Die Zukunft des Velos

Der Verkehr wird sich in der nahen Zukunft stark verändern, was die Bedeutung des Velos als Fortbewegungsmittel zusätzlich erhöht. Konkret erwarten Experten, dass der Verkehr im Zuge des Bevölkerungswachstums massiv zunimmt. Ein Teil wird – wie auf der Hand liegt – den Zug- und Strassenverkehr betreffen, ein beträchtlicher Teil aber auch den Langsamverkehr.

Der öffentliche Verkehr wird laut Zahlen des eidgenössischen Departements für Umwelt, Verkehr, Energie und Kommunikation (UVEK) bis 2040 um 51 Prozent, der motorisierte Individualverkehr weiterhin um 18 Prozent und der Langsamverkehr letzten Endes um 32 Prozent zunehmen.

Längst hat das Velo bei Schweizerinnen und Schweizern einen Stein im Brett.

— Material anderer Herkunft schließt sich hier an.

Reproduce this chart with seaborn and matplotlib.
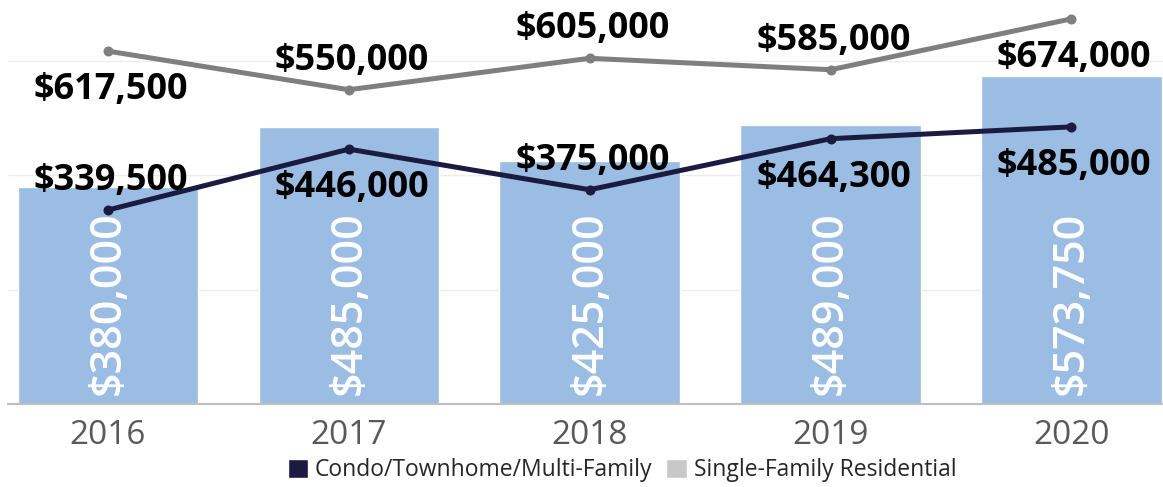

Die Schweiz entwickelt sich also immer mehr zum Veloland. Experte Thomas Ernst stimmt dieser Aussage ebenfalls zu. Den Grund sieht er unter anderem im Folgenden: «Die Wintersportregionen leiden unter dem Schneemangel. Die innovativen Gebiete haben den Mountainbike- oder E-Mountainbike-Trend längst erkannt. Sie bauen extra Trails dafür oder lassen bestehende Routen neu beschriften und bewerben.» Längst hat das Velo bei Schweizerinnen und Schweizern einen Stein im Brett. Wer oder was diese Popularität in Zukunft aufhalten möchte, wird sich warm anziehen müssen!